With the current high valuations, returns will be muted, and organic growth and productivity are very low. All future growth will come from the money printer coming straight from the US Treasury, if the Federal Reserve doesn't play ball. If the Fed also joins the party, then the dollar will be wrecked. T-bill fueled deficit spending is essentially fiscal QE, because T-bills are essentially treated like cash. Most of future real growth will come from under-reported inflation via CPI hedonic/substitution manipulation lower of the inflation rate.
In this cycle, there will be two local maximums. One at maximum economic growth, which was in late 2021. The other local maximum is when the hopes of a soft landing reach their highest, right before the Fed begins its easing cycle. That's likely to come sometime in the spring of 2024. The timing will be the hard part, as the Fed will wait till the last minute to reveal that they are on the cusp of cutting rates. That's going to be the last gasp higher for this bloated stock market, and will likely mark the beginning of another roller coaster ride lower.
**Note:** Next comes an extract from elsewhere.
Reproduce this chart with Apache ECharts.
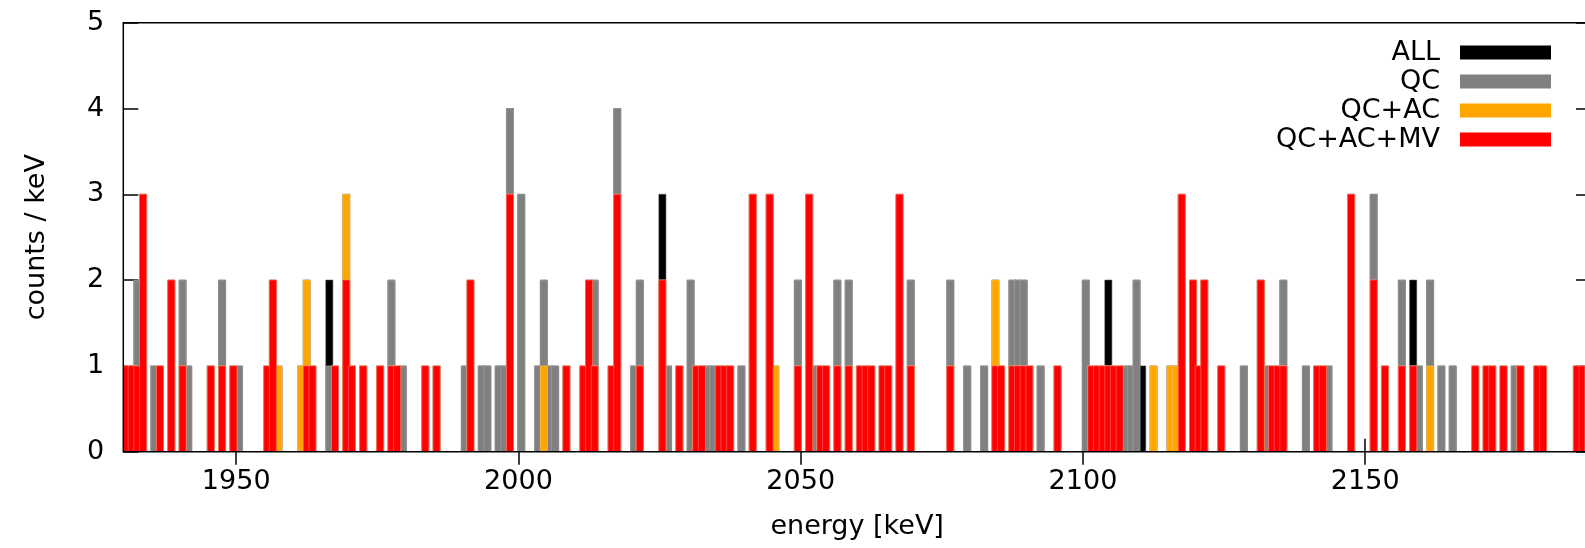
<!DOCTYPE html>
<html>
<head>
<meta charset="utf-8">
<script src="https://cdn.jsdelivr.net/npm/echarts@6/dist/echarts.min.js"></script>
<style>
  html, body { margin: 0; padding: 0; background: #fff; }
  #chart { width: 1585px; height: 548px; }
</style>
</head>
<body>
<div id="chart"></div>
<script>
// 1 keV bins, lower edge of each bin that has counts
const energies = [
  1930, 1931, 1932, 1933, 1935, 1936, 1938, 1940, 1941, 1945,
  1947, 1949, 1950, 1955, 1956, 1957, 1961, 1962, 1963, 1966,
  1967, 1969, 1970, 1972, 1975, 1977, 1978, 1979, 1983, 1985,
  1990, 1991, 1993, 1994, 1996, 1997, 1998, 2000, 2003, 2004,
  2005, 2006, 2008, 2011, 2012, 2013, 2016, 2017, 2020, 2021,
  2025, 2026, 2028, 2030, 2031, 2032, 2033, 2034, 2035, 2036,
  2037, 2039, 2041, 2044, 2045, 2049, 2051, 2052, 2053, 2054,
  2056, 2058, 2060, 2061, 2062, 2064, 2065, 2067, 2069, 2076,
  2079, 2082, 2084, 2085, 2087, 2088, 2089, 2090, 2092, 2095,
  2100, 2101, 2102, 2103, 2104, 2105, 2106, 2107, 2108, 2109,
  2110, 2112, 2115, 2116, 2117, 2119, 2120, 2121, 2124, 2128,
  2131, 2132, 2133, 2134, 2135, 2139, 2141, 2142, 2143, 2147,
  2151, 2153, 2156, 2158, 2159, 2161, 2163, 2165, 2169, 2171,
  2172, 2174, 2176, 2177, 2180, 2181, 2187, 2188, 2189
];
const allCounts = [
  1, 1, 2, 3, 1, 1, 2, 2, 1, 1,
  2, 1, 1, 1, 2, 1, 1, 2, 1, 2,
  1, 3, 1, 1, 1, 2, 1, 1, 1, 1,
  1, 2, 1, 1, 1, 1, 4, 3, 1, 2,
  1, 1, 1, 1, 2, 2, 1, 4, 1, 2,
  3, 1, 1, 2, 1, 1, 1, 1, 1, 1,
  1, 1, 3, 3, 1, 2, 3, 1, 1, 1,
  2, 2, 1, 1, 1, 1, 1, 3, 2, 2,
  1, 1, 2, 1, 2, 2, 2, 1, 1, 1,
  2, 1, 1, 1, 2, 1, 1, 1, 1, 2,
  1, 1, 1, 1, 3, 2, 1, 2, 1, 1,
  2, 1, 1, 1, 2, 1, 1, 1, 1, 3,
  3, 1, 2, 2, 1, 2, 1, 1, 1, 1,
  1, 1, 1, 1, 1, 1, 1, 1, 1
];
const qcCounts = [
  1, 1, 2, 3, 1, 1, 2, 2, 1, 1,
  2, 1, 1, 1, 2, 1, 1, 2, 1, 1,
  1, 3, 1, 1, 1, 2, 1, 1, 1, 1,
  1, 2, 1, 1, 1, 1, 4, 3, 1, 2,
  1, 1, 1, 1, 2, 2, 1, 4, 1, 2,
  2, 1, 1, 2, 1, 1, 1, 1, 1, 1,
  1, 1, 3, 3, 1, 2, 3, 1, 1, 1,
  2, 2, 1, 1, 1, 1, 1, 3, 2, 2,
  1, 1, 2, 1, 2, 2, 2, 1, 1, 1,
  2, 1, 1, 1, 1, 1, 1, 1, 1, 2,
  0, 1, 1, 1, 3, 2, 1, 2, 1, 1,
  2, 1, 1, 1, 2, 1, 1, 1, 1, 3,
  3, 1, 2, 1, 1, 2, 1, 1, 1, 1,
  1, 1, 1, 1, 1, 1, 1, 1, 1
];
const qcAcCounts = [
  1, 1, 1, 3, 0, 1, 2, 1, 0, 1,
  1, 1, 0, 1, 2, 1, 1, 2, 1, 0,
  1, 3, 1, 1, 1, 1, 1, 0, 1, 1,
  0, 2, 0, 0, 0, 0, 3, 0, 0, 1,
  0, 0, 1, 1, 2, 1, 1, 3, 0, 1,
  2, 0, 1, 0, 1, 1, 0, 0, 1, 1,
  1, 0, 3, 3, 1, 1, 3, 0, 1, 1,
  1, 1, 1, 1, 1, 1, 1, 3, 1, 1,
  0, 0, 2, 1, 1, 1, 1, 1, 0, 1,
  0, 1, 1, 1, 1, 1, 1, 0, 0, 0,
  0, 1, 1, 1, 3, 2, 1, 2, 1, 0,
  2, 0, 1, 1, 1, 0, 1, 1, 0, 3,
  2, 1, 1, 1, 0, 1, 0, 0, 1, 1,
  1, 1, 0, 1, 1, 1, 1, 1, 1
];
const qcAcMvCounts = [
  1, 1, 1, 3, 0, 1, 2, 1, 0, 1,
  1, 1, 0, 1, 2, 0, 0, 1, 1, 0,
  1, 2, 1, 1, 1, 1, 1, 0, 1, 1,
  0, 2, 0, 0, 0, 0, 3, 0, 0, 0,
  0, 0, 1, 1, 2, 1, 1, 3, 0, 1,
  2, 0, 1, 0, 1, 1, 0, 0, 1, 1,
  1, 0, 3, 3, 0, 1, 3, 0, 1, 1,
  1, 1, 1, 1, 1, 1, 1, 3, 1, 1,
  0, 0, 1, 1, 1, 1, 1, 1, 0, 1,
  0, 1, 1, 1, 1, 1, 1, 0, 0, 0,
  0, 0, 0, 0, 3, 2, 1, 2, 1, 0,
  2, 0, 1, 1, 1, 0, 1, 1, 0, 3,
  2, 1, 1, 1, 0, 0, 0, 0, 1, 1,
  1, 1, 0, 1, 1, 1, 1, 1, 1
];
const energyTicks = [1950, 2000, 2050, 2100, 2150];

const font = "DejaVu Sans";
const fontSize = 27;
const chart = echarts.init(document.getElementById("chart"));

// draws one 1 keV box per data item
function makeSeries(name, counts, color, edge) {
  return {
    name: name,
    type: "custom",
    clip: true,
    itemStyle: { color: color },
    encode: { x: 0, y: 1 },
    data: energies.map((e, i) => [e, counts[i]]),
    renderItem: (params, api) => {
      const count = api.value(1);
      if (!count) return null;
      const e = api.value(0);
      const top = api.coord([e, count]);
      const base = api.coord([e + 1, 0]);
      const cs = params.coordSys;
      const shape = echarts.graphic.clipRectByRect(
        {
          x: top[0] - 0.7,
          y: top[1],
          width: base[0] - top[0] + 1.4,
          height: base[1] - top[1],
        },
        { x: cs.x, y: cs.y, width: cs.width, height: cs.height }
      );
      if (!shape) return null;
      return {
        type: "rect",
        shape: shape,
        style: { fill: color, stroke: edge, lineWidth: 0.6 },
      };
    },
  };
}

chart.setOption({
  animation: false,
  textStyle: { fontFamily: font },
  grid: {
    left: 123.3,
    top: 22.7,
    width: 1467.7,
    height: 429,
    outerBoundsMode: "none",
    show: true,
    z: 10,
    borderColor: "#000",
    borderWidth: 1.5,
    backgroundColor: "rgba(0,0,0,0)",
  },
  legend: {
    orient: "vertical",
    right: 29,
    top: 34,
    align: "right",
    icon: "rect",
    itemWidth: 91,
    itemHeight: 14,
    itemGap: 2,
    itemStyle: { borderWidth: 0 },
    textStyle: {
      fontSize: fontSize,
      color: "#000",
      fontFamily: font,
      padding: [0, 15, 0, 0],
    },
    data: ["ALL", "QC", "QC+AC", "QC+AC+MV"],
  },
  xAxis: [
    {
      type: "value",
      position: "bottom",
      min: 1930,
      max: 2190,
      axisLine: { show: false },
      splitLine: { show: false },
      axisTick: {
        inside: true,
        length: 13,
        customValues: energyTicks,
        lineStyle: { color: "#000", width: 1.5 },
      },
      axisLabel: {
        customValues: energyTicks,
        formatter: (v) => String(v),
        margin: 17,
        fontSize: fontSize,
        color: "#000",
        fontFamily: font,
      },
      name: "energy [keV]",
      nameLocation: "middle",
      nameGap: 62,
      nameTextStyle: { fontSize: fontSize, color: "#000", fontFamily: font },
    },
    {
      type: "value",
      position: "top",
      min: 1930,
      max: 2190,
      axisLine: { show: false },
      splitLine: { show: false },
      axisTick: {
        inside: true,
        length: 13,
        customValues: energyTicks,
        lineStyle: { color: "#000", width: 1.5 },
      },
      axisLabel: { show: false },
    },
  ],
  yAxis: [
    {
      type: "value",
      position: "left",
      min: 0,
      max: 5,
      interval: 1,
      axisLine: { show: false },
      splitLine: { show: false },
      axisTick: { inside: true, length: 15, lineStyle: { color: "#000", width: 1.5 } },
      axisLabel: { margin: 19, fontSize: fontSize, color: "#000", fontFamily: font },
      name: "counts / keV",
      nameLocation: "middle",
      nameGap: 73,
      nameTextStyle: { fontSize: fontSize, color: "#000", fontFamily: font },
    },
    {
      type: "value",
      position: "right",
      min: 0,
      max: 5,
      interval: 1,
      axisLine: { show: false },
      splitLine: { show: false },
      axisTick: { inside: true, length: 15, lineStyle: { color: "#000", width: 1.5 } },
      axisLabel: { show: false },
    },
  ],
  series: [
    makeSeries("ALL", allCounts, "#000000", "#444444"),
    makeSeries("QC", qcCounts, "#808080", "#a8a8a8"),
    makeSeries("QC+AC", qcAcCounts, "#ffa500", "#ffc860"),
    makeSeries("QC+AC+MV", qcAcMvCounts, "#ff0000", "#ff7070"),
  ],
});
</script>
</body>
</html>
Volatility has made a round trip from 12.50 to over 80 and back down to 12.50 over the last 4 years. Low volatility environments encourage overreach by investors looking to sell options premium, more leverage use, and slow grinds higher. Its not a conducive environment for buying puts, even though they are cheap. This is the kind of market that's best to just avoid if you are a trader. Don't see much to do here. Perhaps a small short in bonds and crude oil as potential short term plays. There is nothing juicy out there. Laying low in the weeds, like a sniper. Long periods of boredom which could be interrupted by short periods of sudden action.